> [Data to process]:
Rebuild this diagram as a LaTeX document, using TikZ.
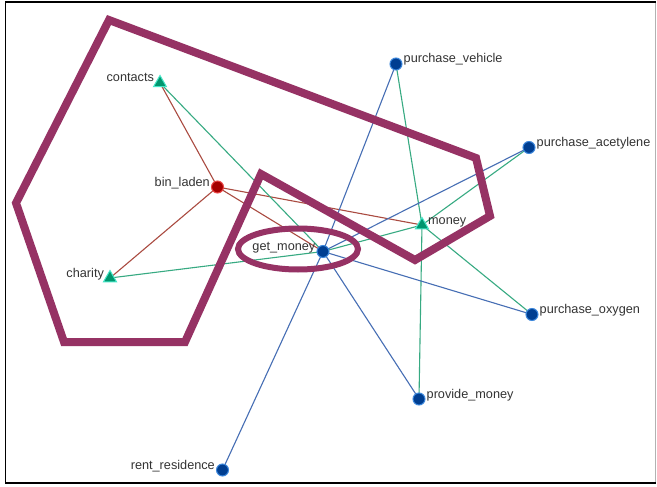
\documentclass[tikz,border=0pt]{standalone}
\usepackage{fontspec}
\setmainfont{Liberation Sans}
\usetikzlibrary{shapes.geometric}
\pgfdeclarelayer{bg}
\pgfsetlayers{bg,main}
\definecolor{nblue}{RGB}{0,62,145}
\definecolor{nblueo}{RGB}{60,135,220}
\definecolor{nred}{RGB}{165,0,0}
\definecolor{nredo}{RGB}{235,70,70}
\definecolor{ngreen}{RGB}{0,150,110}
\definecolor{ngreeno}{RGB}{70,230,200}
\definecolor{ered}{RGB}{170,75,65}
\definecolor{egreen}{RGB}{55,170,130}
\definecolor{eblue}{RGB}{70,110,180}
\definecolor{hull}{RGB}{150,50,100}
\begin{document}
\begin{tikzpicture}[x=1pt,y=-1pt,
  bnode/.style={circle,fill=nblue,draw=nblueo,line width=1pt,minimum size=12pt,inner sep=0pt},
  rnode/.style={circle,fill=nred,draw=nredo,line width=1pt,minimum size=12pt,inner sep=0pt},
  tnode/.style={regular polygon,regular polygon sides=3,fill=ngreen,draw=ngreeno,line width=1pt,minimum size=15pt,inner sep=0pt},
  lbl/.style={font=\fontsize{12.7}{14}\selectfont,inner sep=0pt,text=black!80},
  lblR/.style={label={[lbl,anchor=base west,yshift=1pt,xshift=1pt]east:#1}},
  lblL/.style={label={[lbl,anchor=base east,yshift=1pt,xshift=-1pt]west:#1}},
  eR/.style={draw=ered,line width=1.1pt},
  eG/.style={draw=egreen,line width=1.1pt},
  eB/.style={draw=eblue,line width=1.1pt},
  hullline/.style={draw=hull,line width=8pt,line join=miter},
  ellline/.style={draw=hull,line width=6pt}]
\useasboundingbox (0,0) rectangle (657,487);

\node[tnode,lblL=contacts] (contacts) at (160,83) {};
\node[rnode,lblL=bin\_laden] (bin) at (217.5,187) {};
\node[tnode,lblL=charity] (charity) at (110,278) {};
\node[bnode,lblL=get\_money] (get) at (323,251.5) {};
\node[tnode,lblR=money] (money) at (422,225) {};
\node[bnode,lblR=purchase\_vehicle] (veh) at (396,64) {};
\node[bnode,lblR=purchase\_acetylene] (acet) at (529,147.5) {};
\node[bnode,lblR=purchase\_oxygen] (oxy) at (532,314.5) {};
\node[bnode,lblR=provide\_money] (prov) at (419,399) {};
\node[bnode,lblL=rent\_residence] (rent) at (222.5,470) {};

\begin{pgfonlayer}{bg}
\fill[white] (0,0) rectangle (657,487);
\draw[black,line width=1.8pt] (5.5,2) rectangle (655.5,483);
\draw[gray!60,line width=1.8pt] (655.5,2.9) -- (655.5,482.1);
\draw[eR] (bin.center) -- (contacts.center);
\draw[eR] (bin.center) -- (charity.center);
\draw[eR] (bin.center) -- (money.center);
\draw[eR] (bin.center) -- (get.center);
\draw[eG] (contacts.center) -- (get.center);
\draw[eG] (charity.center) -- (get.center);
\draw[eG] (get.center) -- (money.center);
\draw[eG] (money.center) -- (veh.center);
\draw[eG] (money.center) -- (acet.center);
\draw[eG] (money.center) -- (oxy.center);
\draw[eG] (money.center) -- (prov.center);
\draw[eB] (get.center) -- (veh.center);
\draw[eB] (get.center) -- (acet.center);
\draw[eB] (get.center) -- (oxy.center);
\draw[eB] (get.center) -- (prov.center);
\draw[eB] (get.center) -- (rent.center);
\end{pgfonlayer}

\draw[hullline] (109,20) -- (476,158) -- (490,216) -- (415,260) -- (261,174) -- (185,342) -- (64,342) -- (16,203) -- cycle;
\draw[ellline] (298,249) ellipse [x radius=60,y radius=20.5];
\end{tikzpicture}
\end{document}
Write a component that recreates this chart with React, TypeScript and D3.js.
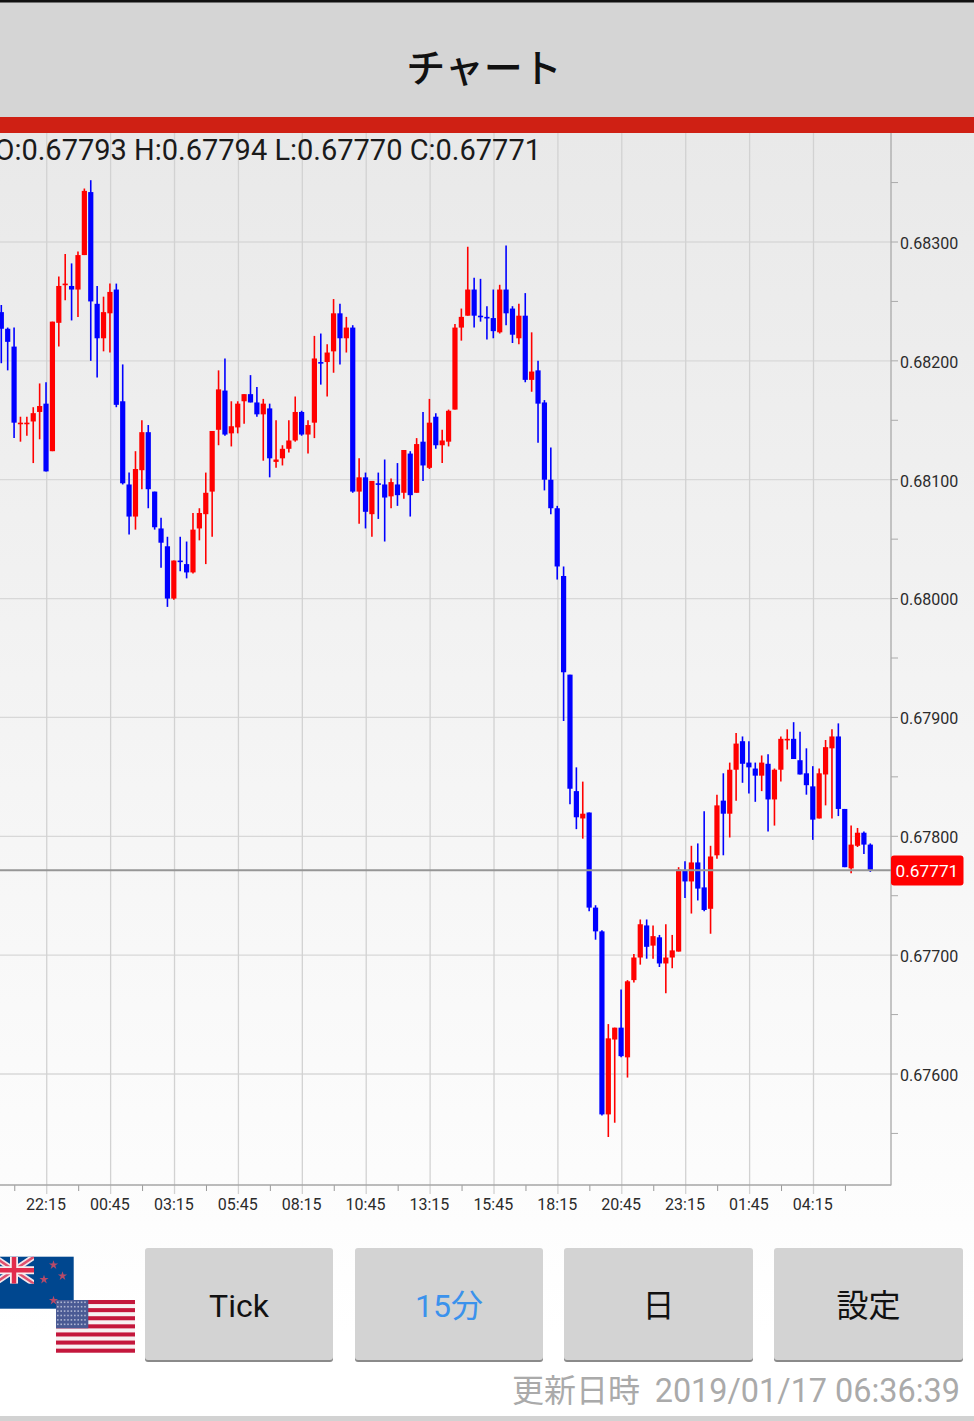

> [Work required]: Transcribe the complete set of entries verbatim. No pictures belong in the copy.

> [Output]:
Rebuild this diagram as a LaTeX document, using TikZ.
\documentclass[tikz,border=0pt]{standalone}
\usepackage{fontspec}
\setmainfont{Liberation Sans}
\usetikzlibrary{shapes.geometric}
\pgfdeclarelayer{bg}
\pgfsetlayers{bg,main}
\definecolor{nblue}{RGB}{0,62,145}
\definecolor{nblueo}{RGB}{60,135,220}
\definecolor{nred}{RGB}{165,0,0}
\definecolor{nredo}{RGB}{235,70,70}
\definecolor{ngreen}{RGB}{0,150,110}
\definecolor{ngreeno}{RGB}{70,230,200}
\definecolor{ered}{RGB}{170,75,65}
\definecolor{egreen}{RGB}{55,170,130}
\definecolor{eblue}{RGB}{70,110,180}
\definecolor{hull}{RGB}{150,50,100}
\begin{document}
\begin{tikzpicture}[x=1pt,y=-1pt,
  bnode/.style={circle,fill=nblue,draw=nblueo,line width=1pt,minimum size=12pt,inner sep=0pt},
  rnode/.style={circle,fill=nred,draw=nredo,line width=1pt,minimum size=12pt,inner sep=0pt},
  tnode/.style={regular polygon,regular polygon sides=3,fill=ngreen,draw=ngreeno,line width=1pt,minimum size=15pt,inner sep=0pt},
  lbl/.style={font=\fontsize{12.7}{14}\selectfont,inner sep=0pt,text=black!80},
  lblR/.style={label={[lbl,anchor=base west,yshift=1pt,xshift=1pt]east:#1}},
  lblL/.style={label={[lbl,anchor=base east,yshift=1pt,xshift=-1pt]west:#1}},
  eR/.style={draw=ered,line width=1.1pt},
  eG/.style={draw=egreen,line width=1.1pt},
  eB/.style={draw=eblue,line width=1.1pt},
  hullline/.style={draw=hull,line width=8pt,line join=miter},
  ellline/.style={draw=hull,line width=6pt}]
\useasboundingbox (0,0) rectangle (657,487);

\node[tnode,lblL=contacts] (contacts) at (160,83) {};
\node[rnode,lblL=bin\_laden] (bin) at (217.5,187) {};
\node[tnode,lblL=charity] (charity) at (110,278) {};
\node[bnode,lblL=get\_money] (get) at (323,251.5) {};
\node[tnode,lblR=money] (money) at (422,225) {};
\node[bnode,lblR=purchase\_vehicle] (veh) at (396,64) {};
\node[bnode,lblR=purchase\_acetylene] (acet) at (529,147.5) {};
\node[bnode,lblR=purchase\_oxygen] (oxy) at (532,314.5) {};
\node[bnode,lblR=provide\_money] (prov) at (419,399) {};
\node[bnode,lblL=rent\_residence] (rent) at (222.5,470) {};

\begin{pgfonlayer}{bg}
\fill[white] (0,0) rectangle (657,487);
\draw[black,line width=1.8pt] (5.5,2) rectangle (655.5,483);
\draw[gray!60,line width=1.8pt] (655.5,2.9) -- (655.5,482.1);
\draw[eR] (bin.center) -- (contacts.center);
\draw[eR] (bin.center) -- (charity.center);
\draw[eR] (bin.center) -- (money.center);
\draw[eR] (bin.center) -- (get.center);
\draw[eG] (contacts.center) -- (get.center);
\draw[eG] (charity.center) -- (get.center);
\draw[eG] (get.center) -- (money.center);
\draw[eG] (money.center) -- (veh.center);
\draw[eG] (money.center) -- (acet.center);
\draw[eG] (money.center) -- (oxy.center);
\draw[eG] (money.center) -- (prov.center);
\draw[eB] (get.center) -- (veh.center);
\draw[eB] (get.center) -- (acet.center);
\draw[eB] (get.center) -- (oxy.center);
\draw[eB] (get.center) -- (prov.center);
\draw[eB] (get.center) -- (rent.center);
\end{pgfonlayer}

\draw[hullline] (109,20) -- (476,158) -- (490,216) -- (415,260) -- (261,174) -- (185,342) -- (64,342) -- (16,203) -- cycle;
\draw[ellline] (298,249) ellipse [x radius=60,y radius=20.5];
\end{tikzpicture}
\end{document}
Write a component that recreates this chart with React, TypeScript and D3.js.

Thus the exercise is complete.